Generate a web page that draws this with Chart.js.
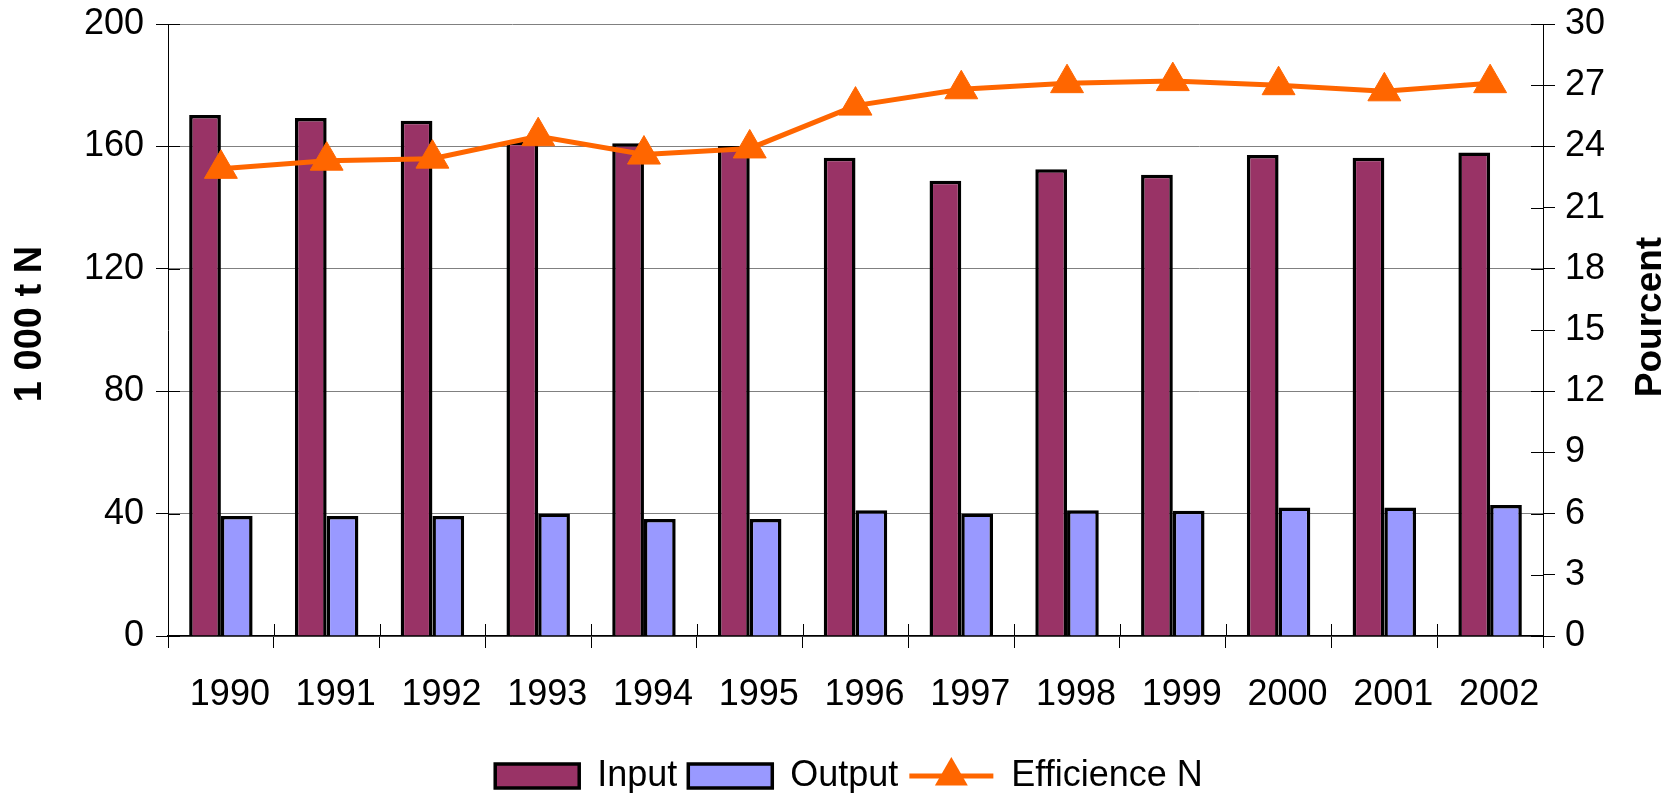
<!DOCTYPE html>
<html>
<head>
<meta charset="utf-8">
<script src="https://cdn.jsdelivr.net/npm/chart.js@4/dist/chart.umd.min.js"></script>
<style>
  html, body { margin: 0; padding: 0; background: #fff; }
  #wrap { width: 1675px; height: 793px; }
</style>
</head>
<body>
<div id="wrap"><canvas id="nChart" width="1675" height="793"></canvas></div>
<script>
// valeurs
var years = ['1990', '1991', '1992', '1993', '1994', '1995', '1996', '1997', '1998', '1999', '2000', '2001', '2002'];
var inputN = [170.3, 169.3, 168.4, 161.5, 161.0, 160.1, 156.3, 148.8, 152.5, 150.7, 157.2, 156.3, 158.0];
var outputN = [39.2, 39.2, 39.2, 40.0, 38.2, 38.2, 41.1, 40.0, 41.1, 40.9, 42.0, 42.0, 42.8];
var efficience = [22.9, 23.3, 23.4, 24.5, 23.6, 23.9, 26.0, 26.8, 27.1, 27.2, 27.0, 26.7, 27.1];
var leftTicks = [0, 40, 80, 120, 160, 200];
var rightTicks = [0, 3, 6, 9, 12, 15, 18, 21, 24, 27, 30];
var seriesNames = ['Input', 'Output', 'Efficience N'];
var axisTitles = ['1 000 t N', 'Pourcent'];

var FONT = 'Liberation Sans, Arial, sans-serif';
var ORANGE = '#FF6600';
var TICK = 12;

// petits traits qui traversent les axes, titres des axes, symbole de la ligne dans la légende
var axisExtras = {
    id: 'axisExtras',
    afterLayout: function(chart) {
        chart.legend.top += 11;
        chart.legend.bottom += 11;
    },
    beforeDatasetsDraw: function(chart) {
        var ctx = chart.ctx, a = chart.chartArea;
        var x = chart.scales.x, y = chart.scales.y, y2 = chart.scales.y2;
        ctx.save();
        ctx.strokeStyle = '#000';
        ctx.lineWidth = 1;
        ctx.beginPath();
        y.ticks.forEach(function(t) {
            var p = Math.round(y.getPixelForValue(t.value)) + 0.5;
            ctx.moveTo(a.left, p); ctx.lineTo(a.left + TICK, p);
        });
        y2.ticks.forEach(function(t) {
            var p = Math.round(y2.getPixelForValue(t.value)) + 0.5;
            ctx.moveTo(a.right - TICK, p); ctx.lineTo(a.right, p);
        });
        var step = x.getPixelForValue(1) - x.getPixelForValue(0);
        for (var i = 0; i <= years.length; i++) {
            var px = Math.round(x.getPixelForValue(0) - step / 2 + i * step) + 0.5;
            ctx.moveTo(px, a.bottom - TICK); ctx.lineTo(px, a.bottom);
        }
        ctx.stroke();
        ctx.restore();
    },
    afterDraw: function(chart) {
        var ctx = chart.ctx;
        ctx.save();
        ctx.fillStyle = '#000';
        ctx.textAlign = 'center';
        ctx.textBaseline = 'middle';
        ctx.font = 'bold 38px ' + FONT;
        ctx.translate(31, 324);
        ctx.rotate(-Math.PI / 2);
        ctx.fillText(axisTitles[0], 0, 0);
        ctx.setTransform(1, 0, 0, 1, 0, 0);
        ctx.font = 'bold 37px ' + FONT;
        ctx.translate(1651, 317);
        ctx.rotate(-Math.PI / 2);
        ctx.fillText(axisTitles[1], 0, 0);
        ctx.restore();

        var legend = chart.legend;
        legend.legendItems.forEach(function(item, i) {
            if (item.datasetIndex !== 2) return;
            var hb = legend.legendHitBoxes[i];
            var cy = hb.top + hb.height / 2;
            var bw = legend.options.labels.boxWidth;
            ctx.save();
            ctx.strokeStyle = ORANGE;
            ctx.lineWidth = 5;
            ctx.beginPath();
            ctx.moveTo(hb.left, cy);
            ctx.lineTo(hb.left + bw, cy);
            ctx.stroke();
            ctx.fillStyle = ORANGE;
            var r = 19, cx = hb.left + bw / 2;
            ctx.beginPath();
            ctx.moveTo(cx, cy - r);
            ctx.lineTo(cx + r * Math.sin(2 * Math.PI / 3), cy + r / 2);
            ctx.lineTo(cx - r * Math.sin(2 * Math.PI / 3), cy + r / 2);
            ctx.closePath();
            ctx.fill();
            ctx.restore();
        });
    }
};

function fixWidth(w) {
    return function(scale) {
        scale.width = w;
        scale.paddingTop = 0;
        scale.paddingBottom = 0;
    };
}

var ctx = document.getElementById('nChart').getContext('2d');
var nChart = new Chart(ctx, {
    type: 'bar',
    data: {
        labels: years,
        datasets: [{
            label: seriesNames[0],
            data: inputN,
            backgroundColor: '#993366',
            borderColor: '#000',
            borderWidth: 3.5,
            yAxisID: 'y',
            order: 1
        }, {
            label: seriesNames[1],
            data: outputN,
            backgroundColor: '#9999FF',
            borderColor: '#000',
            borderWidth: 3.5,
            yAxisID: 'y',
            order: 2
        }, {
            type: 'line',
            label: seriesNames[2],
            data: efficience,
            borderColor: ORANGE,
            backgroundColor: ORANGE,
            borderWidth: 5,
            tension: 0,
            pointStyle: 'triangle',
            pointRadius: 19,
            pointBackgroundColor: ORANGE,
            pointBorderColor: ORANGE,
            pointBorderWidth: 1,
            yAxisID: 'y2',
            order: 0
        }]
    },
    options: {
        responsive: false,
        animation: false,
        events: [],
        categoryPercentage: 0.6,
        barPercentage: 1,
        layout: { padding: { left: 23, right: 0, top: 24, bottom: 0 } },
        scales: {
            x: {
                offset: true,
                grid: { offset: true, drawOnChartArea: false, tickLength: TICK, tickColor: '#000' },
                border: { color: '#000', width: 1.5 },
                ticks: { font: { size: 36, family: FONT }, color: '#000', padding: 25, labelOffset: 9, maxRotation: 0, autoSkip: false },
                afterFit: function(scale) {
                    scale.height = 100;
                    scale.paddingLeft = 0;
                    scale.paddingRight = 0;
                }
            },
            y: {
                position: 'left',
                min: 0,
                max: 200,
                afterBuildTicks: function(scale) {
                    scale.ticks = leftTicks.map(function(v) { return { value: v }; });
                },
                grid: { color: '#808080', lineWidth: 1, tickLength: TICK, tickColor: '#000' },
                border: { color: '#000', width: 1 },
                ticks: { font: { size: 36, family: FONT }, color: '#000', padding: 12 },
                afterFit: fixWidth(145)
            },
            y2: {
                position: 'right',
                min: 0,
                max: 30,
                afterBuildTicks: function(scale) {
                    scale.ticks = rightTicks.map(function(v) { return { value: v }; });
                },
                grid: { drawOnChartArea: false, tickLength: TICK, tickColor: '#000' },
                border: { color: '#000', width: 1 },
                ticks: { font: { size: 36, family: FONT }, color: '#000', padding: 10 },
                afterFit: fixWidth(132)
            }
        },
        plugins: {
            tooltip: { enabled: false },
            legend: {
                position: 'bottom',
                labels: {
                    font: { size: 36, family: FONT },
                    color: '#000',
                    boxWidth: 84,
                    boxHeight: 24,
                    padding: 11,
                    sort: function(a, b) { return a.datasetIndex - b.datasetIndex; },
                    generateLabels: function(chart) {
                        var items = Chart.defaults.plugins.legend.labels.generateLabels(chart);
                        items.forEach(function(it) {
                            if (it.datasetIndex === 2) {
                                it.fillStyle = 'rgba(0,0,0,0)';
                                it.strokeStyle = 'rgba(0,0,0,0)';
                            }
                        });
                        return items;
                    }
                }
            }
        }
    },
    plugins: [axisExtras]
});
</script>
</body>
</html>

::::

DIRECTIONS FOR THIS TASK -> Repeat the listing above exactly from its first line to the line containing "var TICK = 12;", both included, and omit the pictures.

THE OUTPUT ->
Generate a web page that draws this with Chart.js.
<!DOCTYPE html>
<html>
<head>
<meta charset="utf-8">
<script src="https://cdn.jsdelivr.net/npm/chart.js@4/dist/chart.umd.min.js"></script>
<style>
  html, body { margin: 0; padding: 0; background: #fff; }
  #wrap { width: 1675px; height: 793px; }
</style>
</head>
<body>
<div id="wrap"><canvas id="nChart" width="1675" height="793"></canvas></div>
<script>
// valeurs
var years = ['1990', '1991', '1992', '1993', '1994', '1995', '1996', '1997', '1998', '1999', '2000', '2001', '2002'];
var inputN = [170.3, 169.3, 168.4, 161.5, 161.0, 160.1, 156.3, 148.8, 152.5, 150.7, 157.2, 156.3, 158.0];
var outputN = [39.2, 39.2, 39.2, 40.0, 38.2, 38.2, 41.1, 40.0, 41.1, 40.9, 42.0, 42.0, 42.8];
var efficience = [22.9, 23.3, 23.4, 24.5, 23.6, 23.9, 26.0, 26.8, 27.1, 27.2, 27.0, 26.7, 27.1];
var leftTicks = [0, 40, 80, 120, 160, 200];
var rightTicks = [0, 3, 6, 9, 12, 15, 18, 21, 24, 27, 30];
var seriesNames = ['Input', 'Output', 'Efficience N'];
var axisTitles = ['1 000 t N', 'Pourcent'];

var FONT = 'Liberation Sans, Arial, sans-serif';
var ORANGE = '#FF6600';
var TICK = 12;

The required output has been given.